◆ Exercise: Would you return the run of lines that starts at the one with "Reproduce this chart with Bokeh." and ends at the one with "from bokeh.resources import INLINE", ends included, exactly as written and without the images?

◆ Material shown:

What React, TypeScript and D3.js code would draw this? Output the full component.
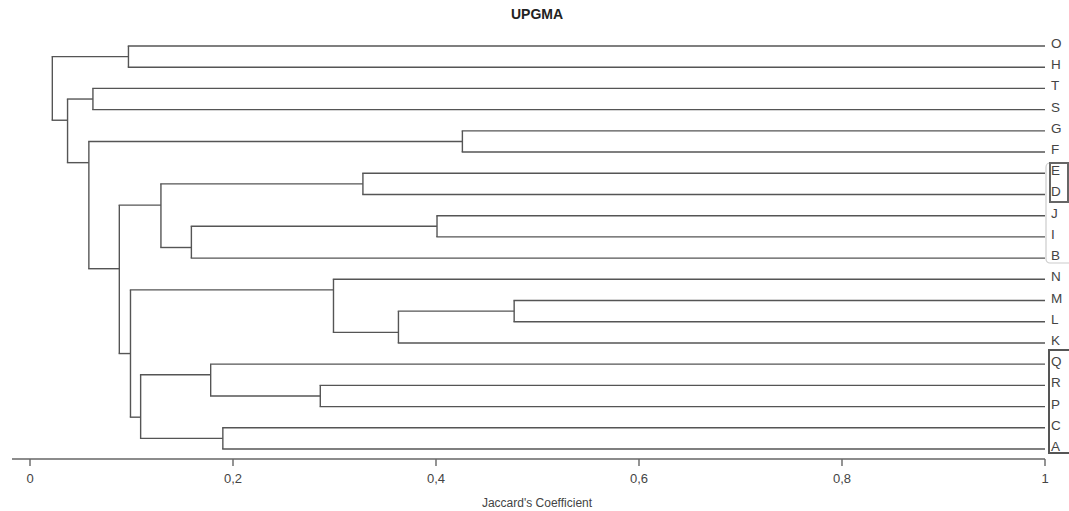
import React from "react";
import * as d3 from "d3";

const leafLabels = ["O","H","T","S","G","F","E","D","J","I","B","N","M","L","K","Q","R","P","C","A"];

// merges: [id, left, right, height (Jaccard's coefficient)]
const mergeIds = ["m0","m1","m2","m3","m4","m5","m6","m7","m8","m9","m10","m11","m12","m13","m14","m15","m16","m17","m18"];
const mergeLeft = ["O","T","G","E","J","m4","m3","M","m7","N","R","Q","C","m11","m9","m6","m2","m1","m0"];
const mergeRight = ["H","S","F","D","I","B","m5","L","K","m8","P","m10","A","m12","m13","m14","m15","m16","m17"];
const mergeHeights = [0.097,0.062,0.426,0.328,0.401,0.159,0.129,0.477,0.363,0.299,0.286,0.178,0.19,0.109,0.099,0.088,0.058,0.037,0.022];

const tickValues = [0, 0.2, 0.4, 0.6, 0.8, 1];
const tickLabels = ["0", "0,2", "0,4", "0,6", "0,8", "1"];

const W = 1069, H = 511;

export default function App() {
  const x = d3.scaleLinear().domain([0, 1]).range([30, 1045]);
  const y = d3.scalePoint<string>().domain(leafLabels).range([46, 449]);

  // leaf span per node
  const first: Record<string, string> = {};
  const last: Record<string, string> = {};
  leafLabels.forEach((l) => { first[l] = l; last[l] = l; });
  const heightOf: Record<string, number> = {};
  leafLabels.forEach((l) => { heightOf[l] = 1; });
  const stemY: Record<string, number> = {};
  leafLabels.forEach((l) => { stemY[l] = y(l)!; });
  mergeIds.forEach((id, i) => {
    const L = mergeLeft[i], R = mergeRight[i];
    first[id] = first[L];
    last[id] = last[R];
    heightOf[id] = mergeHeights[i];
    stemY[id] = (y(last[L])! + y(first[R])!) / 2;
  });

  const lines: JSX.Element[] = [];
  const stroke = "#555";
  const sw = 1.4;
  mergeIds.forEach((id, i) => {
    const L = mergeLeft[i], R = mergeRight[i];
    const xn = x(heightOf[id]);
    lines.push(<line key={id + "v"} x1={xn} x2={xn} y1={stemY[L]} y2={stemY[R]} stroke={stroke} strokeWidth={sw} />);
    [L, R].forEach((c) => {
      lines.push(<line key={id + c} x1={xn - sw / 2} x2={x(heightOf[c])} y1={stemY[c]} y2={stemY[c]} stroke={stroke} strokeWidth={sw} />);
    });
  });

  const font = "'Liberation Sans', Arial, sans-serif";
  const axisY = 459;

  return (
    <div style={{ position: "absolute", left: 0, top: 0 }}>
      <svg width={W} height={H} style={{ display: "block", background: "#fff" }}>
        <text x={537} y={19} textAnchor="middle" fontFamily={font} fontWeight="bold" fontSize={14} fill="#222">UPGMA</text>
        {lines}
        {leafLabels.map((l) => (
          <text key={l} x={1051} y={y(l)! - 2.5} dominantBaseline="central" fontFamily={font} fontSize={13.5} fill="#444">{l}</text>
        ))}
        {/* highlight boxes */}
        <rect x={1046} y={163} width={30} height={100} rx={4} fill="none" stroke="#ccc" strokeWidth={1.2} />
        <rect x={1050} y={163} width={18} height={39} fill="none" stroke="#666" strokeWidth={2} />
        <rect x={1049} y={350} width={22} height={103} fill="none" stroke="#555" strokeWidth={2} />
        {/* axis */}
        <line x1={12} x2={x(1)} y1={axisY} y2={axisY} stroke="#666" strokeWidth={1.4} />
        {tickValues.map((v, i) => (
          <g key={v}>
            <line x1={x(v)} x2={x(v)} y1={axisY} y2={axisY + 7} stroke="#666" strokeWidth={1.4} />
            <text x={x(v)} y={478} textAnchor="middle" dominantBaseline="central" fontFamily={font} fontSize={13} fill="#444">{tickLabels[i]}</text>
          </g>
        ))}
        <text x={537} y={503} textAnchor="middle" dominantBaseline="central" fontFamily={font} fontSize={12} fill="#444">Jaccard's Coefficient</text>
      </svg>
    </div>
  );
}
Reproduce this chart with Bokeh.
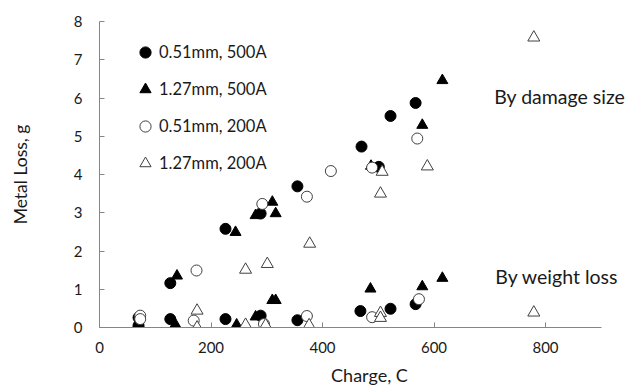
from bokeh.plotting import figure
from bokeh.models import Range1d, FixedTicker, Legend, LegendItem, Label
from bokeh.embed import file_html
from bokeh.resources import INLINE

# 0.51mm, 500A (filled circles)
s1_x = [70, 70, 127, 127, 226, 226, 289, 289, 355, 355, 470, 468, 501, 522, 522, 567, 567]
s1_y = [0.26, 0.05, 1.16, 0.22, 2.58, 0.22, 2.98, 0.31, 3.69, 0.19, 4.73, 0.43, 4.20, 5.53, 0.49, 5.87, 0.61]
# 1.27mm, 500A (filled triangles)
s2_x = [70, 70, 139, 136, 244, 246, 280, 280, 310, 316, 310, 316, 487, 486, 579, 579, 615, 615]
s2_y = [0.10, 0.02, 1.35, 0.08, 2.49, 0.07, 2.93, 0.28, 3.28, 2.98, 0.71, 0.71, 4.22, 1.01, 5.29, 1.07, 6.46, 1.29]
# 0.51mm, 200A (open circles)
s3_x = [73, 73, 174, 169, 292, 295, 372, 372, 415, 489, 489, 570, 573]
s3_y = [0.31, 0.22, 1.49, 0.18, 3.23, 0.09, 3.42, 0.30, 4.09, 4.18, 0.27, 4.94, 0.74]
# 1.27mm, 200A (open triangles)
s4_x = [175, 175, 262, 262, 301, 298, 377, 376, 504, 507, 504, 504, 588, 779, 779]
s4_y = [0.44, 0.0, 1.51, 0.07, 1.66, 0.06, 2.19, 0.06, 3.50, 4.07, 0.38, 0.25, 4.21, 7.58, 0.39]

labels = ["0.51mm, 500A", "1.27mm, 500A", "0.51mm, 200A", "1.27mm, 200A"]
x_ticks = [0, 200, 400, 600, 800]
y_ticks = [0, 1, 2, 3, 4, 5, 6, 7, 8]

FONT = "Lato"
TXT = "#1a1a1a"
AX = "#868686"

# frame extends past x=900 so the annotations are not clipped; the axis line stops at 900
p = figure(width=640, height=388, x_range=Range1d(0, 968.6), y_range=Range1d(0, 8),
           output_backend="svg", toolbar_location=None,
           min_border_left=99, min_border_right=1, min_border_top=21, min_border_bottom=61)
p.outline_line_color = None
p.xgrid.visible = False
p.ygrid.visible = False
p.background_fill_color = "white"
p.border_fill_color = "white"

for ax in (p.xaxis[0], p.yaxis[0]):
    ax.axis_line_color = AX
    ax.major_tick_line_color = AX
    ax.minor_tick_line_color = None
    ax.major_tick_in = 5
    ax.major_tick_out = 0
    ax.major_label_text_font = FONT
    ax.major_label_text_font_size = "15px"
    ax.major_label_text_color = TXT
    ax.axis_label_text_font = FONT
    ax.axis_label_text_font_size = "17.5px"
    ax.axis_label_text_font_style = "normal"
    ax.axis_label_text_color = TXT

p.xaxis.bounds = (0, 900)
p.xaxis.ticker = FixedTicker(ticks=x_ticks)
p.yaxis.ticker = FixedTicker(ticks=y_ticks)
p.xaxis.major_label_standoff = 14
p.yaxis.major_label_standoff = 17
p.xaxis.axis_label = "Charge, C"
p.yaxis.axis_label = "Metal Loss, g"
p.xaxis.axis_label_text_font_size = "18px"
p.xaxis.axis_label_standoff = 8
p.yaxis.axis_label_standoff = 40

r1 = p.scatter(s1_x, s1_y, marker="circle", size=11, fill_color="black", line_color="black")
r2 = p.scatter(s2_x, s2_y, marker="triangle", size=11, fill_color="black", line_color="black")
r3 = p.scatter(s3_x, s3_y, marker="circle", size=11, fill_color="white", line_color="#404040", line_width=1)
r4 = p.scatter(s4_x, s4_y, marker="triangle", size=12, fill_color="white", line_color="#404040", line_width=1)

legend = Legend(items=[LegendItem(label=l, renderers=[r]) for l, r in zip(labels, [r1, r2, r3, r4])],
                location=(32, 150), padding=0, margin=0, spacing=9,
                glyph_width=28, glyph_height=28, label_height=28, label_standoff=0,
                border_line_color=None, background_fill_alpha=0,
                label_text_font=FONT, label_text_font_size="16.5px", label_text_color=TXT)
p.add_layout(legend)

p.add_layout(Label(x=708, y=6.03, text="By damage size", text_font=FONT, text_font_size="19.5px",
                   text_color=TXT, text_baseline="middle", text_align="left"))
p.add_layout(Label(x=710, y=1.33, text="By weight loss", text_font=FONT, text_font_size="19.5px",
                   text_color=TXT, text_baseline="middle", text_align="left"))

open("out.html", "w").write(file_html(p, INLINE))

◆ Reply:
Reproduce this chart with Bokeh.
from bokeh.plotting import figure
from bokeh.models import Range1d, FixedTicker, Legend, LegendItem, Label
from bokeh.embed import file_html
from bokeh.resources import INLINE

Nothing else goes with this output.